§ **CHALLENGE**:
Omit all images. Write out the rest of the material exactly.

§ **STORED DATA**:
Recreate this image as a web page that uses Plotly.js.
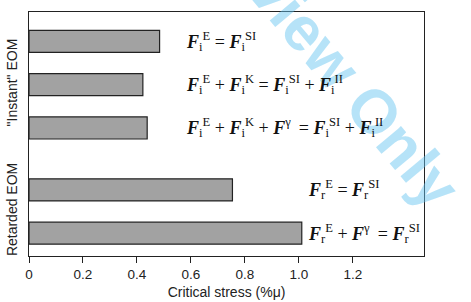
<!DOCTYPE html>
<html>
<head>
<meta charset="utf-8">
<script src="https://cdn.plot.ly/plotly-3.0.1.min.js"></script>
<style>html,body{margin:0;padding:0;background:#fff;}#chart{width:471px;height:302px;}</style>
</head>
<body>
<div id="chart"></div>
<script>
// Data (top to bottom as drawn)
const groups = ['"Instant" EOM', '"Instant" EOM', '"Instant" EOM', 'Retarded EOM', 'Retarded EOM'];
const F = '<b><i>F</i></b>';
const G = '<sup>γ</sup>\u2009';
const equations = [
  F + '<sub>i</sub><sup>E</sup> = ' + F + '<sub>i</sub><sup>SI</sup>',
  F + '<sub>i</sub><sup>E</sup> + ' + F + '<sub>i</sub><sup>K</sup> = ' + F + '<sub>i</sub><sup>SI</sup> + ' + F + '<sub>i</sub><sup>II</sup>',
  F + '<sub>i</sub><sup>E</sup> + ' + F + '<sub>i</sub><sup>K</sup> + ' + F + G + ' = ' + F + '<sub>i</sub><sup>SI</sup> + ' + F + '<sub>i</sub><sup>II</sup>',
  F + '<sub>r</sub><sup>E</sup> = ' + F + '<sub>r</sub><sup>SI</sup>',
  F + '<sub>r</sub><sup>E</sup> + ' + F + G + ' = ' + F + '<sub>r</sub><sup>SI</sup>'
];
const stress = [0.484, 0.422, 0.438, 0.754, 1.011];
const xTicks = [0, 0.2, 0.4, 0.6, 0.8, 1.0, 1.2];
const xTickText = ['0', '0.2', '0.4', '0.6', '0.8', '1.0', '1.2'];

// Layout of bar slots: bars within a group one unit apart, extra gap between groups
const groupGap = 1.43;
const ypos = [];
{
  let y = 0;
  for (let i = groups.length - 1; i >= 0; i--) {
    if (i < groups.length - 1) y += (groups[i] === groups[i + 1]) ? 1 : groupGap;
    ypos[i] = y;
  }
}
const groupNames = [...new Set(groups)];
const groupCenters = groupNames.map(g => {
  const ys = ypos.filter((_, i) => groups[i] === g);
  return (Math.min(...ys) + Math.max(...ys)) / 2;
});

const trace = {
  type: 'bar',
  orientation: 'h',
  x: stress,
  y: ypos,
  width: 0.51,
  marker: {color: '#a2a2a2', line: {color: '#222', width: 1.2}},
  hoverinfo: 'x'
};

const pw = 471 - 29 - 47, ph = 302 - 12 - 46;
const annotations = [{
  x: (329 - 29) / pw, y: 1 - (57 - 12) / ph,
  xref: 'paper', yref: 'paper',
  xanchor: 'center', yanchor: 'middle',
  text: '<b>Review Only</b>', showarrow: false, textangle: 50,
  font: {family: 'Liberation Sans, Arial, sans-serif', size: 62, color: 'rgba(100,195,240,0.47)'}
}];

equations.forEach((t, i) => annotations.push({
  x: stress[i] > 0.6 ? 1.025 : 0.575,
  y: ypos[i],
  xref: 'x', yref: 'y',
  xanchor: 'left', yanchor: 'middle',
  text: t,
  showarrow: false,
  font: {family: 'Liberation Serif, DejaVu Serif, serif', size: 18, color: '#111'}
}));

const layout = {
  width: 471, height: 302,
  margin: {l: 29, r: 47, t: 12, b: 46},
  paper_bgcolor: '#fff', plot_bgcolor: '#fff',
  showlegend: false,
  font: {family: 'Liberation Sans, Arial, sans-serif', size: 13, color: '#222'},
  xaxis: {
    range: [0, 1.464],
    tickvals: xTicks, ticktext: xTickText,
    ticks: 'outside', ticklen: 6, tickcolor: '#222',
    showgrid: false, zeroline: false,
    showline: true, linecolor: '#222', linewidth: 1.2, mirror: true,
    title: {text: 'Critical stress (%μ)', standoff: 5, font: {size: 14}},
    tickfont: {size: 13.5}
  },
  yaxis: {
    range: [-0.527, 5.108],
    tickvals: groupCenters, ticktext: groupNames,
    tickangle: -90, ticks: '', ticklabelstandoff: 5,
    showgrid: false, zeroline: false,
    showline: true, linecolor: '#222', linewidth: 1.2, mirror: true,
    tickfont: {size: 14}
  },
  annotations: annotations
};

Plotly.newPlot('chart', [trace], layout, {displayModeBar: false, staticPlot: true});
</script>
</body>
</html>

§ **CORRECT ANSWER**:
Recreate this image as a web page that uses Plotly.js.
<!DOCTYPE html>
<html>
<head>
<meta charset="utf-8">
<script src="https://cdn.plot.ly/plotly-3.0.1.min.js"></script>
<style>html,body{margin:0;padding:0;background:#fff;}#chart{width:471px;height:302px;}</style>
</head>
<body>
<div id="chart"></div>
<script>
// Data (top to bottom as drawn)
const groups = ['"Instant" EOM', '"Instant" EOM', '"Instant" EOM', 'Retarded EOM', 'Retarded EOM'];
const F = '<b><i>F</i></b>';
const G = '<sup>γ</sup>\u2009';
const equations = [
  F + '<sub>i</sub><sup>E</sup> = ' + F + '<sub>i</sub><sup>SI</sup>',
  F + '<sub>i</sub><sup>E</sup> + ' + F + '<sub>i</sub><sup>K</sup> = ' + F + '<sub>i</sub><sup>SI</sup> + ' + F + '<sub>i</sub><sup>II</sup>',
  F + '<sub>i</sub><sup>E</sup> + ' + F + '<sub>i</sub><sup>K</sup> + ' + F + G + ' = ' + F + '<sub>i</sub><sup>SI</sup> + ' + F + '<sub>i</sub><sup>II</sup>',
  F + '<sub>r</sub><sup>E</sup> = ' + F + '<sub>r</sub><sup>SI</sup>',
  F + '<sub>r</sub><sup>E</sup> + ' + F + G + ' = ' + F + '<sub>r</sub><sup>SI</sup>'
];
const stress = [0.484, 0.422, 0.438, 0.754, 1.011];
const xTicks = [0, 0.2, 0.4, 0.6, 0.8, 1.0, 1.2];
const xTickText = ['0', '0.2', '0.4', '0.6', '0.8', '1.0', '1.2'];

// Layout of bar slots: bars within a group one unit apart, extra gap between groups
const groupGap = 1.43;
const ypos = [];
{
  let y = 0;
  for (let i = groups.length - 1; i >= 0; i--) {
    if (i < groups.length - 1) y += (groups[i] === groups[i + 1]) ? 1 : groupGap;
    ypos[i] = y;
  }
}
const groupNames = [...new Set(groups)];
const groupCenters = groupNames.map(g => {
  const ys = ypos.filter((_, i) => groups[i] === g);
  return (Math.min(...ys) + Math.max(...ys)) / 2;
});

const trace = {
  type: 'bar',
  orientation: 'h',
  x: stress,
  y: ypos,
  width: 0.51,
  marker: {color: '#a2a2a2', line: {color: '#222', width: 1.2}},
  hoverinfo: 'x'
};

const pw = 471 - 29 - 47, ph = 302 - 12 - 46;
const annotations = [{
  x: (329 - 29) / pw, y: 1 - (57 - 12) / ph,
  xref: 'paper', yref: 'paper',
  xanchor: 'center', yanchor: 'middle',
  text: '<b>Review Only</b>', showarrow: false, textangle: 50,
  font: {family: 'Liberation Sans, Arial, sans-serif', size: 62, color: 'rgba(100,195,240,0.47)'}
}];

equations.forEach((t, i) => annotations.push({
  x: stress[i] > 0.6 ? 1.025 : 0.575,
  y: ypos[i],
  xref: 'x', yref: 'y',
  xanchor: 'left', yanchor: 'middle',
  text: t,
  showarrow: false,
  font: {family: 'Liberation Serif, DejaVu Serif, serif', size: 18, color: '#111'}
}));

const layout = {
  width: 471, height: 302,
  margin: {l: 29, r: 47, t: 12, b: 46},
  paper_bgcolor: '#fff', plot_bgcolor: '#fff',
  showlegend: false,
  font: {family: 'Liberation Sans, Arial, sans-serif', size: 13, color: '#222'},
  xaxis: {
    range: [0, 1.464],
    tickvals: xTicks, ticktext: xTickText,
    ticks: 'outside', ticklen: 6, tickcolor: '#222',
    showgrid: false, zeroline: false,
    showline: true, linecolor: '#222', linewidth: 1.2, mirror: true,
    title: {text: 'Critical stress (%μ)', standoff: 5, font: {size: 14}},
    tickfont: {size: 13.5}
  },
  yaxis: {
    range: [-0.527, 5.108],
    tickvals: groupCenters, ticktext: groupNames,
    tickangle: -90, ticks: '', ticklabelstandoff: 5,
    showgrid: false, zeroline: false,
    showline: true, linecolor: '#222', linewidth: 1.2, mirror: true,
    tickfont: {size: 14}
  },
  annotations: annotations
};

Plotly.newPlot('chart', [trace], layout, {displayModeBar: false, staticPlot: true});
</script>
</body>
</html>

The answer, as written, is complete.